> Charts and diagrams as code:
·····

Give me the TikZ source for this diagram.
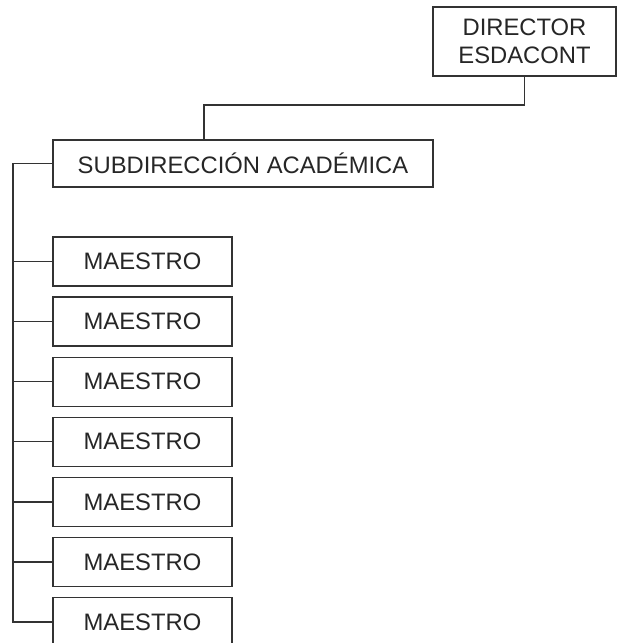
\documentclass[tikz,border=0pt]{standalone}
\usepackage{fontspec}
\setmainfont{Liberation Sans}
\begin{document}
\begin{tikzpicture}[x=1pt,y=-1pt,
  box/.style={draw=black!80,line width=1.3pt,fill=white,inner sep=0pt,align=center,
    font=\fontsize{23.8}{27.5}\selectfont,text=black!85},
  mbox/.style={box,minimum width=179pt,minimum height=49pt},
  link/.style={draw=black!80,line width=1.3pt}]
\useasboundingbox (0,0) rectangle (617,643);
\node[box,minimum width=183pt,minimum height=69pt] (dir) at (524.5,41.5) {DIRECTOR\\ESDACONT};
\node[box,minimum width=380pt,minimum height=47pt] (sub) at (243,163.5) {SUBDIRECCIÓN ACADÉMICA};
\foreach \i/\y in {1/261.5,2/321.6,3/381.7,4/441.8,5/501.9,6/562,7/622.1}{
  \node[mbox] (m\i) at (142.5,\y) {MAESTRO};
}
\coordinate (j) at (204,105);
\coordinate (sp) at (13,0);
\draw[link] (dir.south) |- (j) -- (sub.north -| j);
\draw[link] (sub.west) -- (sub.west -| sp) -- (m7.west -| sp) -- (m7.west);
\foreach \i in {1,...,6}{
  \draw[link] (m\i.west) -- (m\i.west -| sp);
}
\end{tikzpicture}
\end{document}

·····

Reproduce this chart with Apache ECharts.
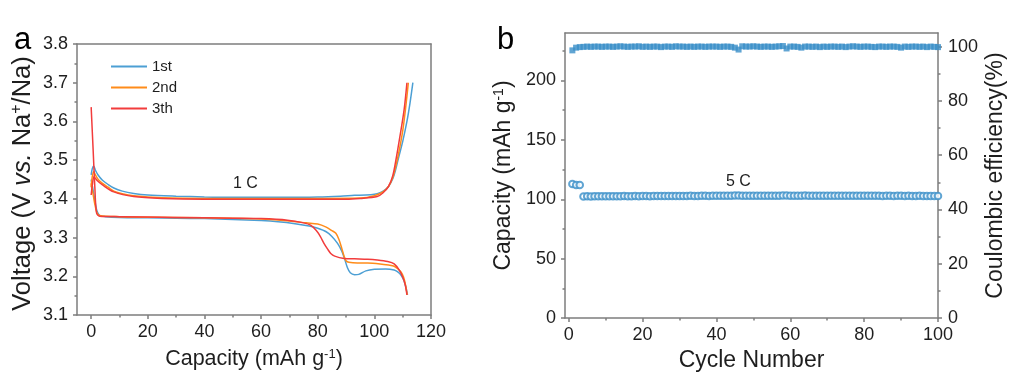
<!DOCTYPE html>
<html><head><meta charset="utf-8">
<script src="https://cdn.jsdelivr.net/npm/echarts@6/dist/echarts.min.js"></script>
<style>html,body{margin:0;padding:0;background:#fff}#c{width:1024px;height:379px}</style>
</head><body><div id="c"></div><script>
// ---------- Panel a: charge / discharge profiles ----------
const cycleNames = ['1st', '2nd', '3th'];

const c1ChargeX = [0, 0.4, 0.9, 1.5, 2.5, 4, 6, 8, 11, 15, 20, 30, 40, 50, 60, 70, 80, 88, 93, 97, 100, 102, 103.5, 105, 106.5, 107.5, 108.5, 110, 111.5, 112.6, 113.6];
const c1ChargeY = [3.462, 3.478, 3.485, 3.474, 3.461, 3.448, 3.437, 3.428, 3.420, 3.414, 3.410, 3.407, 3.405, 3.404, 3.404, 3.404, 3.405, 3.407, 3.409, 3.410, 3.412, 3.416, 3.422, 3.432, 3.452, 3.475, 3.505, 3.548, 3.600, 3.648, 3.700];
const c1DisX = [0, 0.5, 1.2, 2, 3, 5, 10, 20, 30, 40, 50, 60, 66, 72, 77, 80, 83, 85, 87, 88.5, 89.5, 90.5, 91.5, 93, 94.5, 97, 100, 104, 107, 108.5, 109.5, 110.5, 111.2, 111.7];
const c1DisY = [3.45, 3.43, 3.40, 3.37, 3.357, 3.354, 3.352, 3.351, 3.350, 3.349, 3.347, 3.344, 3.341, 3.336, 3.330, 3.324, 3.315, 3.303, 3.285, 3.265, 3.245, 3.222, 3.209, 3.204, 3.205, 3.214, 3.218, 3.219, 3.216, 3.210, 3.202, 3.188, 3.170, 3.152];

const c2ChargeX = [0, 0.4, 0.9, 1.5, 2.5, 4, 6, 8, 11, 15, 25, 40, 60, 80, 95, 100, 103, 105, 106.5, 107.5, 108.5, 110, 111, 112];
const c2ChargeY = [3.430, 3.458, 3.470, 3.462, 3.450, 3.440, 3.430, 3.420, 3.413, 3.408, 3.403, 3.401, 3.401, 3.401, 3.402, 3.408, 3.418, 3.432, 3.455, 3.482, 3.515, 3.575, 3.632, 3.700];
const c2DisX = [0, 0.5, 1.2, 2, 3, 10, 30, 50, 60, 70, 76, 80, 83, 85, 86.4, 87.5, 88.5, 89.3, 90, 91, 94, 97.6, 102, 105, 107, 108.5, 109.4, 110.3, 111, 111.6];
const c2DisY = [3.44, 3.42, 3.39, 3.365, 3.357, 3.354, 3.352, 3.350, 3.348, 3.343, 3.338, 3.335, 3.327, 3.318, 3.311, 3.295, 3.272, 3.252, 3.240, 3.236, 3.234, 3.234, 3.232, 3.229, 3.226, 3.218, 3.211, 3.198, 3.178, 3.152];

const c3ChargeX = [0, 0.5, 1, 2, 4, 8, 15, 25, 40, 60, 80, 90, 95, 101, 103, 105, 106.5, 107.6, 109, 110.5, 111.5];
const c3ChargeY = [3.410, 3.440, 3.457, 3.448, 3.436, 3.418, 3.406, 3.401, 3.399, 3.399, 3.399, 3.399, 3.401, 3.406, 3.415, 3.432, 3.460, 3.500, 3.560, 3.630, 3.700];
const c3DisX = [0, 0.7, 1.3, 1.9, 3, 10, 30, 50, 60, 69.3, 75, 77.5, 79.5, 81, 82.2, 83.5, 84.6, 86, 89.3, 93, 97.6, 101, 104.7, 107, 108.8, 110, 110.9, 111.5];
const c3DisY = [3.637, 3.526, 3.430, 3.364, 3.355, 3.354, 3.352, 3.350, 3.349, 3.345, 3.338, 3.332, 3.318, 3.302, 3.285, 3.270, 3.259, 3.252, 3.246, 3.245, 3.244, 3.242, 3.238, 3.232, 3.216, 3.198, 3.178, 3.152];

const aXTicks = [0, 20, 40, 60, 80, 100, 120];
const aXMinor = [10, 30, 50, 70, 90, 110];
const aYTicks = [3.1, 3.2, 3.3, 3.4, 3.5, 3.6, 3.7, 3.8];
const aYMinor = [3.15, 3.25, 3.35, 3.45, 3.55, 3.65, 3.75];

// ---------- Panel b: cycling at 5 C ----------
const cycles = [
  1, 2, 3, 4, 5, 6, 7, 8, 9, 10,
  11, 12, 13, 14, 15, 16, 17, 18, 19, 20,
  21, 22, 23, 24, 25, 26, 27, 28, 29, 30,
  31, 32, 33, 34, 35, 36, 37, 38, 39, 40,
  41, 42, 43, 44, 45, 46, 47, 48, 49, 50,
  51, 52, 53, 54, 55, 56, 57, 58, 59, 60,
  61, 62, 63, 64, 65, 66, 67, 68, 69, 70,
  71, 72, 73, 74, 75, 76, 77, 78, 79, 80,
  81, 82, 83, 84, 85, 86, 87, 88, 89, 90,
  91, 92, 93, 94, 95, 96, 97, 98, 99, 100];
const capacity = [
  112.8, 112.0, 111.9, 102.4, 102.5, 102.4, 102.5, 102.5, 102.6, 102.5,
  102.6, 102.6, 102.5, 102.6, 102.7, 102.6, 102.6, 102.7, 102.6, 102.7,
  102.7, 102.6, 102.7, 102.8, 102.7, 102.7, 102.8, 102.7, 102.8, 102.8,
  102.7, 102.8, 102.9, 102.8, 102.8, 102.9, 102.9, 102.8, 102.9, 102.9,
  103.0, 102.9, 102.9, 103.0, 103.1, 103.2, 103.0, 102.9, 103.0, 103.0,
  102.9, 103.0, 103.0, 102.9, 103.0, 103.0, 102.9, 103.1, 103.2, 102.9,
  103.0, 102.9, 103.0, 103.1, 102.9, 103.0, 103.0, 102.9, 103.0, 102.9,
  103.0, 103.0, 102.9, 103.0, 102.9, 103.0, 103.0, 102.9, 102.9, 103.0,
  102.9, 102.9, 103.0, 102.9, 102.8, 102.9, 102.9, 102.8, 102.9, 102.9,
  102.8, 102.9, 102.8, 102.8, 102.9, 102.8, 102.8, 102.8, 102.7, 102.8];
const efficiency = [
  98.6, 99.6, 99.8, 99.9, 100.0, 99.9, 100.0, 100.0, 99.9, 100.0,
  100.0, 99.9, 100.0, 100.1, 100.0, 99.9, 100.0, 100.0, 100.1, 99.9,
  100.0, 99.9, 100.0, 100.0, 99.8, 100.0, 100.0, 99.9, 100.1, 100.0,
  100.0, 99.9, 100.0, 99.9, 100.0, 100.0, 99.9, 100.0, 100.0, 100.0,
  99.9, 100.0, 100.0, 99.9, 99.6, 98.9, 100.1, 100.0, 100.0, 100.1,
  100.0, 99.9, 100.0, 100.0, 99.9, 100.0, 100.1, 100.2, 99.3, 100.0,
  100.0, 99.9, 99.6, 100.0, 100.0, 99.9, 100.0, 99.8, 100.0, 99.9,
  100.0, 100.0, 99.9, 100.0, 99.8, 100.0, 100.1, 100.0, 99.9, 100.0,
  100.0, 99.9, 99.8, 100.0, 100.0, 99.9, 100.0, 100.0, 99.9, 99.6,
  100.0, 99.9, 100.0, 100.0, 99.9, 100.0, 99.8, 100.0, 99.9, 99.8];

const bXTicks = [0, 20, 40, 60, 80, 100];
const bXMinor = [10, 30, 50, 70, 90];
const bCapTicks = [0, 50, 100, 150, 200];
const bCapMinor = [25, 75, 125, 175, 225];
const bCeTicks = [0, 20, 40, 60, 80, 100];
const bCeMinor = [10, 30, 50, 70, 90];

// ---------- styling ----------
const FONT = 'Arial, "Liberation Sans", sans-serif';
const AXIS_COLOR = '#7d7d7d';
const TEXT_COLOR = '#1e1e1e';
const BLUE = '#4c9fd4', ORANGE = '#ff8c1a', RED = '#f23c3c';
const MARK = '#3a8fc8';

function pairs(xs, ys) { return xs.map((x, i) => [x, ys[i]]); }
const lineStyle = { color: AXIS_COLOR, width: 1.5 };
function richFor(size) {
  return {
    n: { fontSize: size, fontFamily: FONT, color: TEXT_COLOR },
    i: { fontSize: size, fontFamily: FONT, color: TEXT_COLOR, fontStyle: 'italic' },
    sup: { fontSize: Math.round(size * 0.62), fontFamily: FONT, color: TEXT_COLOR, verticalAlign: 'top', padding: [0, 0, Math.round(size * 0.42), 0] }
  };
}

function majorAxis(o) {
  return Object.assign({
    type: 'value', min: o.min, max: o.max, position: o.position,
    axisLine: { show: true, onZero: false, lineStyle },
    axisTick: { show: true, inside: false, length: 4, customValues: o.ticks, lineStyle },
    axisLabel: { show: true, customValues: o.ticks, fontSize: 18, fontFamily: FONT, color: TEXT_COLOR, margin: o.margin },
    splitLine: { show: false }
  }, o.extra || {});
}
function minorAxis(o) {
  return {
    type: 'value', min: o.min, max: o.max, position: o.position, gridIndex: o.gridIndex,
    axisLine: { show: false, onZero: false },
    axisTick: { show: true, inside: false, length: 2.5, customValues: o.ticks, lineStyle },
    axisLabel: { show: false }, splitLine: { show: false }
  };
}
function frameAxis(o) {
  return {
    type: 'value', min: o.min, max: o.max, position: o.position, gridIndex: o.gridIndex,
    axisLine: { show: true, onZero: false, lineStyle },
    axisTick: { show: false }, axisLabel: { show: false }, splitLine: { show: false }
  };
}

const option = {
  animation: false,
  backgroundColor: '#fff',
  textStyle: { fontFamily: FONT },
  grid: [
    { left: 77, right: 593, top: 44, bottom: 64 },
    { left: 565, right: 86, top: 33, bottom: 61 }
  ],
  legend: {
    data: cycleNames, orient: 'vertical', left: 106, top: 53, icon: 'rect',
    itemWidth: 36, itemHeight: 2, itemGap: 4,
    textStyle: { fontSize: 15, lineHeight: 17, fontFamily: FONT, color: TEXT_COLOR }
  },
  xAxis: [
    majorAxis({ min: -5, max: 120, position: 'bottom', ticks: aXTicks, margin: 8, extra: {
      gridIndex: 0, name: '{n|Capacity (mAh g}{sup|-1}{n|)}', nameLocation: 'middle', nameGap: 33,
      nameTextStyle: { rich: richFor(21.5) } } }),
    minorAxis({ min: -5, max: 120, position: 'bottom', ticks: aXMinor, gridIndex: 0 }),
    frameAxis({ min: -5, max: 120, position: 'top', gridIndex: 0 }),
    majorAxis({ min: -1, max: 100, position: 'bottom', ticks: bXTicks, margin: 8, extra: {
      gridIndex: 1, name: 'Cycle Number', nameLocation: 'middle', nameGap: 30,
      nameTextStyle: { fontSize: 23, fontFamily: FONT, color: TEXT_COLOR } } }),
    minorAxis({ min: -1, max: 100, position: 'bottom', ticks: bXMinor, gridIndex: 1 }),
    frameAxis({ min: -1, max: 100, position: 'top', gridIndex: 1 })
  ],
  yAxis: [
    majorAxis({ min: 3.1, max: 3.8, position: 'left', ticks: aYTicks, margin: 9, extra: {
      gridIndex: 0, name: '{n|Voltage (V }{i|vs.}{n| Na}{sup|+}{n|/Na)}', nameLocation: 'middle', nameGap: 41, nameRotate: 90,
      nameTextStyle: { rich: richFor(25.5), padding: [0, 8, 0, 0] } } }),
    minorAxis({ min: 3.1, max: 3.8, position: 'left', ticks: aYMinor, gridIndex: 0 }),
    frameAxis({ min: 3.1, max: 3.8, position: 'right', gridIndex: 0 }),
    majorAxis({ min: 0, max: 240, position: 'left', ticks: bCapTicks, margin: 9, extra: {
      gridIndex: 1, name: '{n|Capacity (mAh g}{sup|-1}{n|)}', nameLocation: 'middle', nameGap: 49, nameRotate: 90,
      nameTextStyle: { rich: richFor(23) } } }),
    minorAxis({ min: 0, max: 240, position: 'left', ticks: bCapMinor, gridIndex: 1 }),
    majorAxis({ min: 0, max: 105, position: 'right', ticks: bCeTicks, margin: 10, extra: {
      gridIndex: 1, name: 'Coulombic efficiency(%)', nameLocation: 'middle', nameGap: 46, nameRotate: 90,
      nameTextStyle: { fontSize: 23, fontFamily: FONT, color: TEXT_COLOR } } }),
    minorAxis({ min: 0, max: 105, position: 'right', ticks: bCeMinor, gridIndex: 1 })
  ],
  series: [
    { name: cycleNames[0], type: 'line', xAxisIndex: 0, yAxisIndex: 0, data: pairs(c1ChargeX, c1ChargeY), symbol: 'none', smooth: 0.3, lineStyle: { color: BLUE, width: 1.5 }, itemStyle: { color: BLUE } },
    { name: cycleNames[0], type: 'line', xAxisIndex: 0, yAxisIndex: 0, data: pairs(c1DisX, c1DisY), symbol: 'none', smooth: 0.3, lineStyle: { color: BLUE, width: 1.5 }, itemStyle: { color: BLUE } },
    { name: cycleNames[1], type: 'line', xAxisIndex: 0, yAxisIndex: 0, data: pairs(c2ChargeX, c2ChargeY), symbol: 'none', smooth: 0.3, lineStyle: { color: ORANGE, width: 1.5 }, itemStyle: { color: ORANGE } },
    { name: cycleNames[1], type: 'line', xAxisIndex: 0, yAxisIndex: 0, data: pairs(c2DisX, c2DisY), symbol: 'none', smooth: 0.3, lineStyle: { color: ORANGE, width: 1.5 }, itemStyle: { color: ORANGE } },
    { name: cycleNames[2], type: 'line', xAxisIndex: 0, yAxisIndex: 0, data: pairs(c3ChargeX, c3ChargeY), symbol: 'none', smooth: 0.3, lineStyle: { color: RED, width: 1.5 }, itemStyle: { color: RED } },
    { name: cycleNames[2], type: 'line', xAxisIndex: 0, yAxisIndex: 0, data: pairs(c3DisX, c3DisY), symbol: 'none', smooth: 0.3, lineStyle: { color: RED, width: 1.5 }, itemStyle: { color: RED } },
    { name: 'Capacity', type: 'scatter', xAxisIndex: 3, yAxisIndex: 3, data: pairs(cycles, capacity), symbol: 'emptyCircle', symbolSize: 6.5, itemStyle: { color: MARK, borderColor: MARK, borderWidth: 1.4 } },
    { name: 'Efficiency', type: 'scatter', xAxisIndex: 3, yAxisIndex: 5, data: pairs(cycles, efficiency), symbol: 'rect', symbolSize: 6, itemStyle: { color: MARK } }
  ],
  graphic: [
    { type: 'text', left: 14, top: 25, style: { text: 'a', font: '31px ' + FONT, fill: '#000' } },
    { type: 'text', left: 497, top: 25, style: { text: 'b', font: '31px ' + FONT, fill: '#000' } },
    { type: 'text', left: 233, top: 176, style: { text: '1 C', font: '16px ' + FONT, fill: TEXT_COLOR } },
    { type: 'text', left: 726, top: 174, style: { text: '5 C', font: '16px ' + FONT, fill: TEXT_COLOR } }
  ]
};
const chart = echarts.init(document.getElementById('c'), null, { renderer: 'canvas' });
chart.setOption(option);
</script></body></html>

·····

Output nothing except the lines from the one containing "Reproduce this chart with Apache ECharts." through the one containing "const cycleNames = ['1st', '2nd', '3th'];", both kept, with the pictures removed.

Reproduce this chart with Apache ECharts.
<!DOCTYPE html>
<html><head><meta charset="utf-8">
<script src="https://cdn.jsdelivr.net/npm/echarts@6/dist/echarts.min.js"></script>
<style>html,body{margin:0;padding:0;background:#fff}#c{width:1024px;height:379px}</style>
</head><body><div id="c"></div><script>
// ---------- Panel a: charge / discharge profiles ----------
const cycleNames = ['1st', '2nd', '3th'];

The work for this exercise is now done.